How has the experience been working with U-M’s musical theatre students?
The whole department has been incredible. [When I first started working with the students,] I was like, Oh, this is why the University of Michigan is one of the best in the world. First of all, I do these production meetings that have so many people, and there’s so much support. No Broadway show has this much support, so it’s a little bit of a luxury.
And the students are fantastic. I mean, they’re crazy hard-working, despite having these long schedules. I get them at the end of the day when they’re just ragged from their studies and classes, and they’re still showing up and doing excellent work. The training is excellent. I work around the country with many students and young people, and it’s the cream of the crop here.
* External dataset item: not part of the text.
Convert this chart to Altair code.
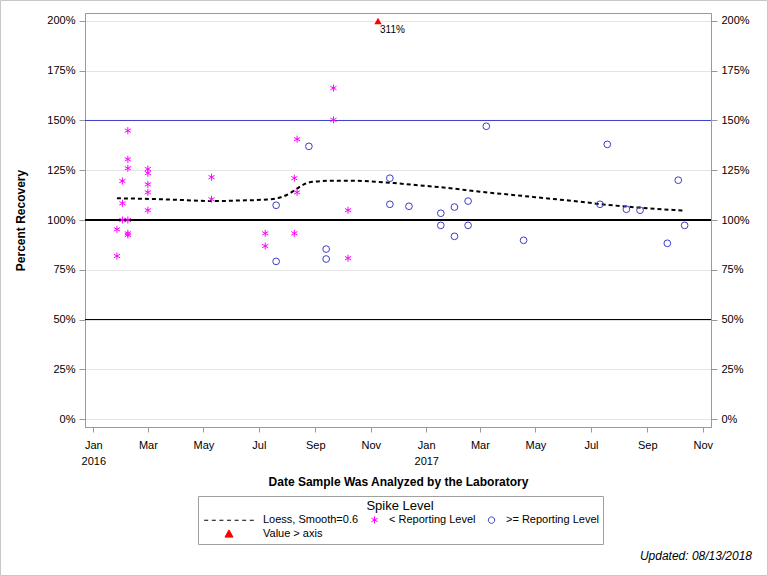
import altair as alt
import pandas as pd

# ---------------- data ----------------
star_dates = [
    "2016-01-27", "2016-01-27",
    "2016-02-02", "2016-02-02", "2016-02-02",
    "2016-02-08", "2016-02-08", "2016-02-08", "2016-02-08", "2016-02-08", "2016-02-08",
    "2016-03-01", "2016-03-01", "2016-03-01", "2016-03-01", "2016-03-01",
    "2016-05-10", "2016-05-10",
    "2016-07-08", "2016-07-08",
    "2016-08-09", "2016-08-09",
    "2016-08-12", "2016-08-12",
    "2016-09-21", "2016-09-21",
    "2016-10-07", "2016-10-07",
]
star_values = [
    95.3, 81.9,
    119.6, 108.4, 100.0,
    144.9, 130.5, 126.0, 100.0, 93.3, 92.5,
    125.6, 123.5, 117.9, 113.9, 104.9,
    121.5, 110.4,
    93.3, 86.9,
    121.0, 93.3,
    140.6, 113.9,
    166.3, 150.3,
    104.9, 80.8,
]

circle_dates = [
    "2016-07-20", "2016-07-20", "2016-08-25", "2016-09-13", "2016-09-13",
    "2016-11-22", "2016-11-22", "2016-12-13", "2017-01-17", "2017-01-17",
    "2017-02-01", "2017-02-01", "2017-02-16", "2017-02-16", "2017-03-08",
    "2017-04-18", "2017-07-11", "2017-07-19", "2017-08-09", "2017-08-24",
    "2017-09-23", "2017-10-05", "2017-10-12",
]
circle_values = [
    107.4, 79.2, 137.0, 85.4, 80.4,
    121.0, 107.9, 106.9, 103.4, 97.3,
    106.5, 91.8, 109.5, 97.3, 147.1,
    89.8, 107.9, 138.0, 105.4, 104.9,
    88.3, 120.0, 97.3,
]

loess_dates = [
    "2016-01-27", "2016-03-03", "2016-04-10", "2016-05-10", "2016-06-10",
    "2016-07-10", "2016-07-25", "2016-08-04", "2016-08-12", "2016-08-20",
    "2016-08-30", "2016-09-18", "2016-10-14", "2016-11-08", "2016-11-30",
    "2016-12-29", "2017-01-23", "2017-03-01", "2017-04-06", "2017-05-13",
    "2017-06-19", "2017-07-11", "2017-08-24", "2017-10-12",
]
loess_values = [
    110.9, 110.6, 110.0, 109.5, 109.8,
    110.3, 111.4, 113.4, 115.8, 118.0,
    119.2, 119.7, 119.7, 119.2, 118.4,
    117.2, 116.2, 114.2, 112.6, 110.9,
    109.2, 108.0, 106.2, 104.7,
]

over_dates = ["2016-11-09"]
over_values = [311]

ref_values = [50, 100, 150]
y_ticks = [0, 25, 50, 75, 100, 125, 150, 175, 200]
x_tick_dates = [
    "2016-01-01", "2016-03-01", "2016-05-01", "2016-07-01", "2016-09-01", "2016-11-01",
    "2017-01-01", "2017-03-01", "2017-05-01", "2017-07-01", "2017-09-01", "2017-11-01",
]
# (order of the two middle entries is swapped by the legend layout; this yields Loess, <, >=)
legend_labels = ["Loess, Smooth=0.6", ">= Reporting Level", "< Reporting Level", "Value > axis"]
updated_text = ["Updated: 08/13/2018"]

# ---------------- styling ----------------
FONT = "Liberation Sans"
MAGENTA = "#ff00ff"
BLUE = "#3c3cc8"
GRAY = "#9a9a9a"


def ms(s):
    return int(pd.Timestamp(s, tz="UTC").value // 10**6)


DAY = 86400000
x_scale = alt.Scale(type="utc", domain=[ms("2016-01-01") - int(9.1 * DAY), ms("2017-11-10")])
y_scale = alt.Scale(domain=[-4, 204], nice=False, zero=False)

x_axis = alt.Axis(
    values=[ms(d) for d in x_tick_dates],
    labelExpr="utcmonth(datum.value) == 0 ? [utcFormat(datum.value, '%b'), utcFormat(datum.value, '%Y')] : utcFormat(datum.value, '%b')",
    labelFontSize=11, labelColor="black", labelPadding=7, labelLineHeight=16,
    labelFlush=False, labelOverlap=False, labelBound=False,
    tickSize=5, tickColor=GRAY, domainColor=GRAY, grid=False,
    title="Date Sample Was Analyzed by the Laboratory",
    titleFontSize=12, titleFontWeight="bold", titleColor="black",
    titleY=54, titleBaseline="middle",
)

y_axis_left = alt.Axis(
    values=y_ticks, labelExpr="datum.value + '%'", orient="left",
    grid=True, gridColor="#e4e4e4", tickSize=6, tickColor=GRAY, domainColor=GRAY,
    labelFontSize=11, labelPadding=4, labelColor="black",
    labelFlush=False, labelOverlap=False,
    title="Percent Recovery", titleFontSize=12, titleFontWeight="bold", titleColor="black",
    titleX=-65, titleY=207, titleAngle=270, titleAlign="center", titleBaseline="middle",
)
y_axis_right = alt.Axis(
    values=y_ticks, labelExpr="datum.value + '%'", orient="right",
    grid=False, tickSize=6, tickColor=GRAY, domainColor=GRAY,
    labelFontSize=11, labelPadding=4, labelColor="black",
    labelFlush=False, labelOverlap=False, title=None,
)


def X():
    return alt.X("date:T", scale=x_scale, axis=x_axis)


def Y(field, axis=None):
    if axis is None:
        return alt.Y(field, scale=y_scale, axis=None)
    return alt.Y(field, scale=y_scale, axis=axis)


stars_df = pd.DataFrame({"date": star_dates, "value": star_values})
circles_df = pd.DataFrame({"date": circle_dates, "value": circle_values})
loess_df = pd.DataFrame({"date": loess_dates, "value": loess_values})
over_df = pd.DataFrame({"date": over_dates, "value": over_values})
ref_df = pd.DataFrame({"value": ref_values})

STAR = "M0,-1L0,1M-0.87,-0.5L0.87,0.5M-0.87,0.5L0.87,-0.5"

rule50 = alt.Chart(ref_df).transform_filter("datum.value == 50").mark_rule(
    color="black", strokeWidth=1).encode(y=Y("value:Q", y_axis_left))
rule100 = alt.Chart(ref_df).transform_filter("datum.value == 100").mark_rule(
    color="black", strokeWidth=2).encode(y=Y("value:Q", y_axis_right))
rule150 = alt.Chart(ref_df).transform_filter("datum.value == 150").mark_rule(
    color=BLUE, strokeWidth=1).encode(y=Y("value:Q"))

loess = alt.Chart(loess_df).mark_line(
    color="black", strokeWidth=2, strokeDash=[4, 3], interpolate="monotone"
).encode(x=X(), y=Y("value:Q"))

stars = alt.Chart(stars_df).mark_point(
    shape=STAR, filled=False, color=MAGENTA, size=50, strokeWidth=1, opacity=1
).encode(x=X(), y=Y("value:Q"))

circles = alt.Chart(circles_df).mark_point(
    shape="circle", filled=False, color=BLUE, size=45, strokeWidth=1, opacity=1
).encode(x=X(), y=Y("value:Q"))

over_base = alt.Chart(over_df).transform_calculate(
    yplot="min(datum.value, 200)", lbl="datum.value + '%'")
over_pt = over_base.mark_point(
    shape="triangle-up", filled=True, color="red", size=55, opacity=1
).encode(x=X(), y=Y("yplot:Q"))
over_txt = over_base.mark_text(
    align="left", baseline="middle", dx=2, dy=9, fontSize=10, color="black"
).encode(x=X(), y=Y("yplot:Q"), text="lbl:N")

# legend (uses Vega-Lite's own legend; no data drawn by this layer)
legend_paths = [
    "M-6.2,0h1M-4.3,0h1M-2.4,0h1M-0.5,0h1M1.4,0h1M3.3,0h1M5.2,0h1",
    "M0.8,0A0.8,0.8,0,1,1,-0.8,0A0.8,0.8,0,1,1,0.8,0Z",
    "M0,-0.9V0.9M-0.78,-0.45L0.78,0.45M-0.78,0.45L0.78,-0.45",
    "M0,-0.9L1,0.9L-1,0.9Z",
]
legend_strokes = ["black", BLUE, MAGENTA, "red"]
legend_fills = ["transparent", "transparent", "transparent", "red"]
col1_test = "(datum.value == 'Loess, Smooth=0.6' || datum.value == 'Value > axis')"
leg = alt.Legend(
    title="Spike Level", orient="none", legendX=113, legendY=483, columns=3,
    values=legend_labels,
    titleAnchor="middle", titleFontSize=13, titleFontWeight="normal", titleColor="black",
    titlePadding=1, labelFontSize=11, labelColor="black", symbolSize=64, symbolStrokeWidth=1,
    labelOffset={"expr": col1_test + " ? 28.5 : 9"},
    symbolOffset={"expr": col1_test + " ? 21.5 : 0"},
    columnPadding=10, rowPadding=1, padding=4,
    strokeColor="#a0a0a0", fillColor="white",
)
legend_df = pd.DataFrame({"series": legend_labels})
legend_layer = alt.Chart(legend_df).transform_filter("false").mark_point(
    size=64, strokeWidth=1, opacity=1
).encode(
    shape=alt.Shape("series:N", sort=legend_labels, scale=alt.Scale(domain=legend_labels, range=legend_paths), legend=leg),
    stroke=alt.Stroke("series:N", sort=legend_labels, scale=alt.Scale(domain=legend_labels, range=legend_strokes), legend=leg),
    fill=alt.Fill("series:N", sort=legend_labels, scale=alt.Scale(domain=legend_labels, range=legend_fills), legend=leg),
)

updated = alt.Chart(pd.DataFrame({"t": updated_text})).mark_text(
    align="right", baseline="middle", fontSize=12, fontStyle="italic", color="black"
).encode(text="t:N", x=alt.value(667), y=alt.value(543))

border = alt.Chart(pd.DataFrame({"t": updated_text})).mark_rect(
    fill="transparent", stroke="#c8c8c8", strokeWidth=1
).encode(x=alt.value(-84.5), x2=alt.value(682.5), y=alt.value(-12.5), y2=alt.value(562.5))

chart = alt.layer(
    rule50, rule150, rule100, loess, stars, circles, over_pt, over_txt,
    legend_layer, updated, border,
).resolve_scale(y="independent").properties(
    width=626, height=414,
    autosize=alt.AutoSizeParams(type="none"),
    padding={"left": 85, "top": 13, "right": 57, "bottom": 149},
).configure(font=FONT).configure_view(stroke=GRAY, strokeWidth=1)

chart.save("out.html", embed_options={"renderer": "svg", "actions": False})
And it’s a testament to the faculty and the teachers. It’s really, really impressive.
It’s been interesting – and I think we’re all dealing with this as educators – creating art with the shift in the world, with people just being more aware and trying to be more inclusive and trying to create safer environments. That has been a really fun exploration, because I think we’re all trying to figure it out together. I actually think this was the perfect show to do it with, because it’s provocative and thought-provoking.
There have been a lot of conversations about reclaiming language, specifically slurs. [Some terms now considered anti-gay slurs] are in the lyrics in the show. But that was a time of reclaiming those words. We had such empowerment in it, and that’s the reason it’s in the show. My perception of it at the time was, I own those words now.
[We’ve also talked a lot about how] the East Village was a place where people would go for safety. They found community, and there wasn’t the division. The [students had] a lot of questions about the lesbian community, the gay community, the Latino community… But at the time, there was no separation among them. We just had to come together because there was no other choice. If you were an outsider, it was a form of survival.